▶ [Task requirements]:
Find the lines below that contain the string "matplotlib". Copy each one.

▶ [Recorded information]:
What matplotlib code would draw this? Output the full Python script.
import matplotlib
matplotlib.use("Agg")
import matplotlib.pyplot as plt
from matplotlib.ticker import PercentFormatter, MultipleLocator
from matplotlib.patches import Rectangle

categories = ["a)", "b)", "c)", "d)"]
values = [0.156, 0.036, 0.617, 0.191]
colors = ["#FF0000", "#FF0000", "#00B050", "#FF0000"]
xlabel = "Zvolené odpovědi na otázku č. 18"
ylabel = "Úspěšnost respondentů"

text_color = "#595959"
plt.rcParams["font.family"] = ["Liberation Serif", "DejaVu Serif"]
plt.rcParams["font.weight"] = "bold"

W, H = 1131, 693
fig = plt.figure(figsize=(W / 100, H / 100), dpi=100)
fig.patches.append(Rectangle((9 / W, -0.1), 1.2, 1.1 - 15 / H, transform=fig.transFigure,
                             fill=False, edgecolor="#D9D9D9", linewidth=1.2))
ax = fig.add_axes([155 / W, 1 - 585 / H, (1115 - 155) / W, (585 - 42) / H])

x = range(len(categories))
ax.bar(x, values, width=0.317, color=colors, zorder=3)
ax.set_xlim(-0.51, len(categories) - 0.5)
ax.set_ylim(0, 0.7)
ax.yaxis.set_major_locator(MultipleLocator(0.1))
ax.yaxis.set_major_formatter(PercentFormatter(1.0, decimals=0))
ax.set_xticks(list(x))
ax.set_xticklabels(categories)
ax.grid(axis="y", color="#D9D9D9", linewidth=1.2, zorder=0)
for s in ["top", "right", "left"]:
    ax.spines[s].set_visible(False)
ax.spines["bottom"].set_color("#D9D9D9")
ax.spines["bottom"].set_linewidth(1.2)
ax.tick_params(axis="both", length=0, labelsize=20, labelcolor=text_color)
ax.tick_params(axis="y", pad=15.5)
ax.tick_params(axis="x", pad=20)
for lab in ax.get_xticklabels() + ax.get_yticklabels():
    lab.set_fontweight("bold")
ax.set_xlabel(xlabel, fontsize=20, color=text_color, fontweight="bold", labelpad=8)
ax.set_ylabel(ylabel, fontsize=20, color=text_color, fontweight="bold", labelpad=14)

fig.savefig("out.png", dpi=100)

▶ [Answer to the exercise]:
What matplotlib code would draw this? Output the full Python script.
import matplotlib
matplotlib.use("Agg")
import matplotlib.pyplot as plt
from matplotlib.ticker import PercentFormatter, MultipleLocator
from matplotlib.patches import Rectangle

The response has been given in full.